Sehen ein bißchen „unwirklich“ aus, die Fotos. Wie in einem Potemkinschen (aber trotzdem englischen) Dorf. Erinnert mich ein wenig an diese The Avengers-Episode mit dem verrückten Millionär, der wo eine riesige Modelleisenbahn in seinem Garten…und dann…..blabla…und so weiter.
„… “Tripods”, einer Sci-Fi-Kinderserie, die ich mit 14 als sehr verstörend empfunden habe …“
Aber Hallo! Alpträume galore, mir machen bis heute die riesigen Stromleitungsmäste Angst, haben mich als Kind immer an die Tripods erinnert. Die BBC hat eine ganze Generation traumatisiert … nicht minder „einflussreich“: Wenn der Wind weht, ebenfalls aus GB. Wahrscheinlich muß ich deswegen soviele Britcoms konsumieren, um die Horror-Kindheit made in Great-Britain zu nivillieren. 😉
mhm, ich hab auch so momente, wo es mir kalt den rücken runterläuft, weil ich an die tripods denken muß und wie sie unvermittelt über wäldern und feldern auftauchen können – neulich z.b. in wien, wo mitten aus dem schönen, grünen augarten ein grauer, düsterer ww2-flakturm aufragt – unheimlich!
Oh ja – die Tripods!

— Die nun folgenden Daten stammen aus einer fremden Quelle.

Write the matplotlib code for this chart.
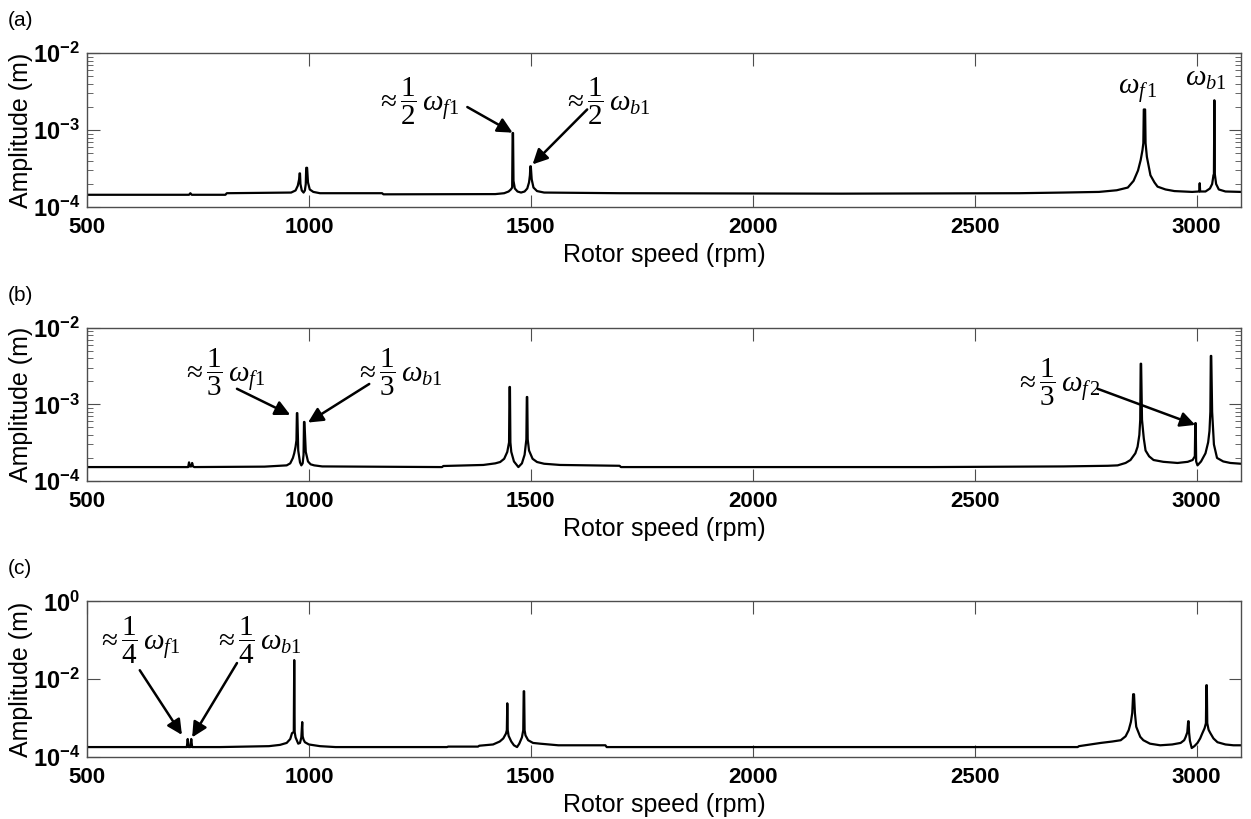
import math
import matplotlib
matplotlib.use("Agg")
import matplotlib.pyplot as plt
from matplotlib.ticker import FixedLocator, FuncFormatter, LogLocator, NullLocator, NullFormatter

plt.rcParams['font.family'] = ['Liberation Sans', 'DejaVu Sans']
plt.rcParams['mathtext.fontset'] = 'custom'
plt.rcParams['mathtext.rm'] = 'Liberation Serif'
plt.rcParams['mathtext.it'] = 'Liberation Serif:italic'
plt.rcParams['mathtext.bf'] = 'Liberation Sans:bold'
plt.rcParams['mathtext.sf'] = 'Liberation Sans'

# ---- data (rpm, amplitude in m) ----
rpm_a = [500, 730, 733, 736, 739, 812, 815, 960, 970, 975, 978, 979, 980, 981, 984, 988, 991, 993, 994, 996,
         998, 1002, 1010, 1025, 1165, 1168, 1420, 1440, 1450, 1455, 1458, 1459, 1460, 1461, 1464, 1470, 1478,
         1486, 1492, 1496, 1498, 1499, 1500, 1502, 1506, 1514, 1530, 1700, 2200, 2600, 2700, 2780, 2820, 2845,
         2858, 2868, 2874, 2878, 2880, 2881, 2884, 2885, 2888, 2896, 2905, 2912, 2930, 2950, 2990, 3005, 3006,
         3007, 3008, 3020, 3030, 3035, 3038, 3039, 3040, 3041, 3044, 3050, 3065, 3100]
amp_a = [1.45e-4, 1.45e-4, 1.52e-4, 1.45e-4, 1.45e-4, 1.45e-4, 1.52e-4, 1.55e-4, 1.65e-4, 1.9e-4, 2.3e-4, 2.75e-4,
         2.75e-4, 2.0e-4, 1.65e-4, 1.55e-4, 1.65e-4, 2.0e-4, 3.25e-4, 3.25e-4,
         2.1e-4, 1.7e-4, 1.58e-4, 1.52e-4, 1.52e-4, 1.47e-4, 1.48e-4, 1.52e-4, 1.6e-4, 1.7e-4, 1.8e-4, 9.2e-4,
         9.2e-4, 2.2e-4, 1.75e-4, 1.6e-4, 1.55e-4,
         1.6e-4, 1.75e-4, 2.1e-4, 2.6e-4, 3.4e-4, 3.4e-4, 2.3e-4, 1.8e-4, 1.62e-4, 1.55e-4, 1.52e-4, 1.5e-4,
         1.52e-4, 1.55e-4, 1.58e-4, 1.66e-4, 1.8e-4,
         2.2e-4, 3.0e-4, 4.1e-4, 5.5e-4, 6.8e-4, 1.86e-3, 1.86e-3, 6.8e-4, 4.5e-4, 2.6e-4, 2.1e-4, 1.85e-4,
         1.7e-4, 1.62e-4, 1.58e-4, 1.6e-4, 1.6e-4,
         2.05e-4, 1.6e-4, 1.6e-4, 1.75e-4, 2.0e-4, 2.6e-4, 2.6e-4, 2.45e-3, 2.7e-4, 2.0e-4, 1.7e-4, 1.6e-4,
         1.58e-4]

rpm_b = [500, 728, 730, 732, 735, 737, 739, 742, 900, 950, 958, 964, 967, 970, 972, 973, 974, 976, 980, 983,
         986, 988, 989, 990, 993, 998, 1004, 1012, 1030, 1300, 1303, 1393, 1420, 1431, 1440, 1447, 1451, 1452,
         1453, 1454, 1456, 1462, 1472, 1480, 1486, 1490, 1491, 1492, 1493, 1496, 1504, 1514, 1530, 1566, 1700,
         1703, 2400, 2700, 2800, 2822, 2840, 2851, 2862, 2867, 2871, 2873, 2874, 2875, 2877, 2881, 2885, 2893,
         2903, 2925, 2957, 2980, 2991, 2996, 2997, 2998, 2999, 3002, 3010, 3020, 3026, 3029, 3031, 3032, 3033,
         3035, 3039, 3046, 3060, 3076, 3100]
amp_b = [1.52e-4, 1.52e-4, 1.75e-4, 1.55e-4, 1.55e-4, 1.72e-4, 1.55e-4, 1.52e-4, 1.54e-4, 1.6e-4, 1.7e-4, 2.0e-4,
         2.3e-4, 2.8e-4, 3.4e-4, 7.7e-4, 7.7e-4, 2.5e-4, 1.75e-4, 1.6e-4,
         1.7e-4, 2.2e-4, 5.9e-4, 5.9e-4, 2.4e-4, 1.8e-4, 1.65e-4, 1.6e-4, 1.55e-4, 1.52e-4, 1.57e-4, 1.62e-4,
         1.7e-4, 1.77e-4, 1.95e-4, 2.4e-4, 3.2e-4, 1.69e-3,
         1.69e-3, 3.2e-4, 2.4e-4, 1.8e-4, 1.52e-4, 1.7e-4, 2.2e-4, 3.5e-4, 1.25e-3, 1.25e-3, 3.5e-4, 2.5e-4,
         1.95e-4, 1.77e-4, 1.68e-4, 1.62e-4, 1.58e-4,
         1.52e-4, 1.52e-4, 1.55e-4, 1.58e-4, 1.6e-4, 1.72e-4, 1.88e-4, 2.3e-4, 2.8e-4, 4.0e-4, 6.3e-4, 3.4e-3,
         3.4e-3, 6.3e-4, 3.6e-4, 2.5e-4, 2.1e-4,
         1.88e-4, 1.78e-4, 1.72e-4, 1.78e-4, 1.88e-4, 2.1e-4, 5.7e-4, 5.7e-4, 1.8e-4, 1.6e-4, 1.8e-4, 2.3e-4,
         3.2e-4, 4.5e-4, 8.0e-4, 4.3e-3, 4.3e-3,
         8.0e-4, 3.0e-4, 2.0e-4, 1.8e-4, 1.72e-4, 1.68e-4]

rpm_c = [500, 725, 727, 729, 731, 733, 735, 737, 739, 800, 910, 935, 950, 958, 962, 966, 967, 968, 970, 976,
         980, 983, 985, 986, 988, 991, 1000, 1025, 1060, 1311, 1314, 1381, 1384, 1415, 1430, 1438, 1444, 1446,
         1447, 1448, 1450, 1456, 1462, 1469, 1474, 1480, 1483, 1484, 1485, 1486, 1488, 1494, 1505, 1521, 1562,
         1668, 1671, 2400, 2732, 2735, 2784, 2810, 2829, 2840, 2847, 2852, 2855, 2857, 2859, 2861, 2864, 2867,
         2873, 2880, 2895, 2918, 2945, 2964, 2972, 2975, 2979, 2981, 2982, 2983, 2985, 2989, 2995, 3002, 3008,
         3013, 3018, 3021, 3022, 3023, 3024, 3027, 3031, 3038, 3047, 3065, 3083, 3100]
amp_c = [1.8e-4, 1.8e-4, 2.9e-4, 1.8e-4, 1.8e-4, 1.8e-4, 2.9e-4, 1.8e-4, 1.8e-4, 1.8e-4, 1.9e-4, 2.05e-4,
         2.3e-4, 2.9e-4, 4.1e-4, 4.4e-4, 3.1e-2, 4.4e-4, 3.2e-4, 2.2e-4,
         2.3e-4, 3.2e-4, 7.9e-4, 3.4e-4, 2.8e-4, 2.4e-4, 2.1e-4, 1.9e-4, 1.8e-4, 1.8e-4, 1.85e-4, 1.85e-4,
         1.95e-4, 2.1e-4, 2.5e-4, 3.0e-4, 4.0e-4, 4.9e-4,
         2.4e-3, 4.9e-4, 3.5e-4, 2.5e-4, 2.0e-4, 1.8e-4, 2.2e-4, 3.2e-4, 4.9e-4, 4.9e-3, 4.9e-3, 4.9e-4, 3.6e-4,
         2.7e-4, 2.3e-4, 2.2e-4, 2.0e-4,
         2.0e-4, 1.8e-4, 1.8e-4, 1.8e-4, 1.9e-4, 2.3e-4, 2.5e-4, 2.7e-4, 3.4e-4, 4.9e-4, 8.0e-4, 1.35e-3, 4.1e-3,
         4.1e-3, 1.35e-3, 6.0e-4, 4.9e-4,
         3.3e-4, 2.7e-4, 2.2e-4, 2.0e-4, 2.1e-4, 2.3e-4, 2.7e-4, 3.2e-4, 4.3e-4, 8.3e-4, 8.3e-4, 4.3e-4, 2.6e-4,
         1.7e-4, 1.9e-4, 2.3e-4, 3.0e-4,
         4.1e-4, 5.5e-4, 7.4e-4, 7.0e-3, 7.0e-3, 7.4e-4, 5.0e-4, 4.1e-4, 3.0e-4, 2.4e-4, 2.1e-4, 2.0e-4, 2.0e-4]

x_ticks = [500, 1000, 1500, 2000, 2500, 3000]

# annotations: (text, text xy, arrow start, arrow tip) in data coords
ann_a = [(r'$\approx\dfrac{1}{2}\,\omega_{f1}$', (1244, 2.4e-3), (1357, 2.0e-3), (1459, 9.3e-4)),
         (r'$\approx\dfrac{1}{2}\,\omega_{b1}$', (1672, 2.4e-3), (1627, 1.86e-3), (1504, 3.6e-4))]
ann_b = [(r'$\approx\dfrac{1}{3}\,\omega_{f1}$', (807, 2.6e-3), (838, 1.6e-3), (958, 7.3e-4)),
         (r'$\approx\dfrac{1}{3}\,\omega_{b1}$', (1203, 2.6e-3), (1136, 1.85e-3), (998, 5.8e-4)),
         (r'$\approx\dfrac{1}{3}\,\omega_{f\,2}$', (2687, 1.94e-3), (2777, 1.6e-3), (2997, 5.4e-4))]
ann_c = [(r'$\approx\dfrac{1}{4}\,\omega_{f1}$', (617, 0.1), (619, 1.7e-2), (714, 3.7e-4)),
         (r'$\approx\dfrac{1}{4}\,\omega_{b1}$', (885, 0.1), (838, 2.6e-2), (737, 3.2e-4))]
labels_a = [(r'$\omega_{f\,1}$', (2867, 3.3e-3)), (r'$\omega_{b1}$', (3020, 4.7e-3))]


def decade_label(v, pos):
    return r'$\mathbf{10^{%d}}$' % round(math.log10(v))


fig = plt.figure(figsize=(12.51, 8.19), dpi=100)
boxes = [[0.0695, 0.747, 0.9225, 0.188],
         [0.0695, 0.4127, 0.9225, 0.187],
         [0.0695, 0.0757, 0.9225, 0.190]]
panels = [(rpm_a, amp_a, (1e-4, 1e-2), [1e-4, 1e-3, 1e-2], True, ann_a, '(a)'),
          (rpm_b, amp_b, (1e-4, 1e-2), [1e-4, 1e-3, 1e-2], True, ann_b, '(b)'),
          (rpm_c, amp_c, (1e-4, 1e0), [1e-4, 1e-2, 1e0], False, ann_c, '(c)')]

for box, (xs, ys, ylim, yt, minor, anns, tag) in zip(boxes, panels):
    ax = fig.add_axes(box)
    ax.plot(xs, ys, color='black', lw=1.6)
    ax.set_yscale('log')
    ax.set_xlim(500, 3100)
    ax.set_ylim(*ylim)
    ax.xaxis.set_major_locator(FixedLocator(x_ticks))
    ax.yaxis.set_major_locator(FixedLocator(yt))
    ax.yaxis.set_major_formatter(FuncFormatter(decade_label))
    if minor:
        ax.yaxis.set_minor_locator(LogLocator(base=10, subs=range(2, 10)))
    else:
        ax.yaxis.set_minor_locator(NullLocator())
    ax.yaxis.set_minor_formatter(NullFormatter())
    ax.xaxis.set_minor_locator(NullLocator())
    for lab in ax.get_xticklabels():
        lab.set_fontweight('bold')
    ax.tick_params(which='both', direction='in', top=True, right=True, color='0.3')
    ax.tick_params(which='major', length=9, pad=6)
    ax.tick_params(axis='x', which='major', labelsize=16, pad=7)
    ax.tick_params(axis='y', which='major', labelsize=17, pad=5)
    ax.tick_params(which='minor', length=4)
    for sp in ax.spines.values():
        sp.set_color('0.3')
        sp.set_linewidth(1.0)
    ax.set_xlabel('Rotor speed (rpm)', fontsize=18, labelpad=4)
    ax.set_ylabel('Amplitude (m)', fontsize=18)
    ax.yaxis.set_label_coords(-0.047, 0.5)
    for txt, txy, start, tip in anns:
        ax.text(txy[0], txy[1], txt, fontsize=21, ha='center', va='center')
        ax.annotate('', xy=tip, xytext=start,
                    arrowprops=dict(arrowstyle='-|>,head_length=0.9,head_width=0.45',
                                    color='black', lw=1.8, shrinkA=0, shrinkB=0))
    if tag == '(a)':
        for txt, txy in labels_a:
            ax.text(txy[0], txy[1], txt, fontsize=21, ha='center', va='center')
    bb = ax.get_position()
    fig.text(0.006, bb.y1 + 0.04, tag, fontsize=15, ha='left', va='center')

fig.savefig('out.png', dpi=100)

Die wollte ich mir schon seit längerer Zeit mal wieder ansehen! Jetzt zögere ich aber doch – sind die wirklich so billig und schlecht gespielt? Wenn ja, bleibe ich lieber bei meinen diffusen und paranoiden Kindheitserinnerungen… (Wär aber schade – das war meine erste Serie, bei der ich buchstäblich vorm Fernseher geklebt habe. Ich habe seitdem Angst vor Haarkämmen.)
Larry: Dann ziehen Sie sich stattdessen doch bei Gelegenheit mal „Sapphire & Steel“ mit Joanna Lumley („The New Avengers“, „Ab Fab“) und David McCallum („The Man from U.N.C.L.E.“) rein. Aber schauen Sie dann vor dem Schlafengehen besser noch kurz unters Bett und in den Kleiderschrank, denn man weiß ja nie.